As the online sales industry grows and the role of warehousing—and warehouses themselves—get bigger, having accurate inventory counts is essential to any business’ bottom line.
This accuracy allows businesses, especially those with an online presence, to:
- Ship orders faster and deliver better customer service—even when they’ve outsourced their warehouse operations and have no control over the physical goods.
- Better predict customer needs and fluctuations in demand, allowing the right amount of product to be available when customers want it, while avoiding over-stocking product, which can increase warehousing costs.
But most warehouse managers still rely on inventory “spot checks” as a way to make sure that product on hand matches what’s recorded in the books. That’s not a quick or easy task. It often requires a bulky, slow-moving lift and a skilled operator to reach product on the upper shelves. It’s also labor-intensive, relying on eyeballing box labels to determine the number of available packages, what’s in them, and then matching that information with data in the Enterprise Resource Planning (ERP) system. That’s a lot of work just to get a small inventory sample.
But now there’s a paradigm-shifting way to not only do spot checks more quickly and efficiently, but also allow for more frequent full-warehouse inventorying using drone technology. A team of drones enthusiasts from Intel IT partnered with others from across Intel, and they volunteered to develop and test a complete solution (hardware, software, and integration).

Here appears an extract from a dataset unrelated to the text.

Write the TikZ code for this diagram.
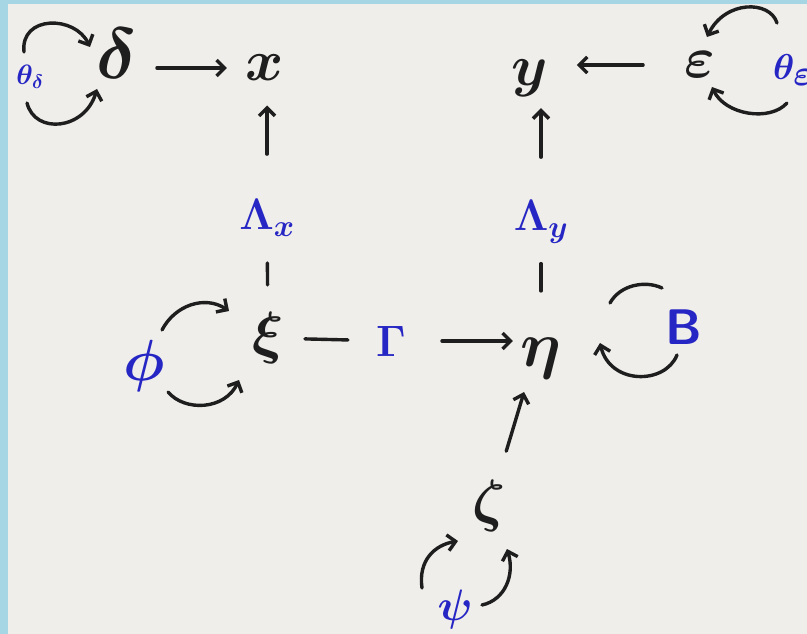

The solution includes quadcopter drones that can be programmed to autonomously maneuver to user-defined locations using a high-precision indoor positioning system. Then they use their on-board, high-resolution cameras to capture box label images and transmit them to the cloud for processing. An application on the cloud connects to the ERP system, compares the drone-captured data, and then produces a variance report.
But the drone-generated data can go much further than just checking quantity, material type, and location accuracy. With actual images available, warehouse managers and other company leaders can determine how well the warehouse is run. Are shipments in good condition? Are they in the right location? Are there inefficiencies that can be improved upon?
The solution also introduces positive side effects. It can help reduce warehouse traffic and free warehouse personnel and equipment for other tasks.
There are still some challenges that need to be addressed to make it more viable. For instance, battery life is now only 15-20 minutes, limiting the amount of work per flight. But with drone usage becoming increasingly popular, this is likely to be tackled sooner rather than later. Also, some narrow warehouse corridors may still be difficult to for these indoor drones to maneuver through, and image capturing still needs further refinement.
These are small challenges considering that this solution can have great benefits to warehousing—and have other practical uses. In the future, the image processing sub-component can help digitize many steps in the supply chain—shipping labels, customs declarations, freight traceability, and so on. It will be a key component of the digitized warehouse.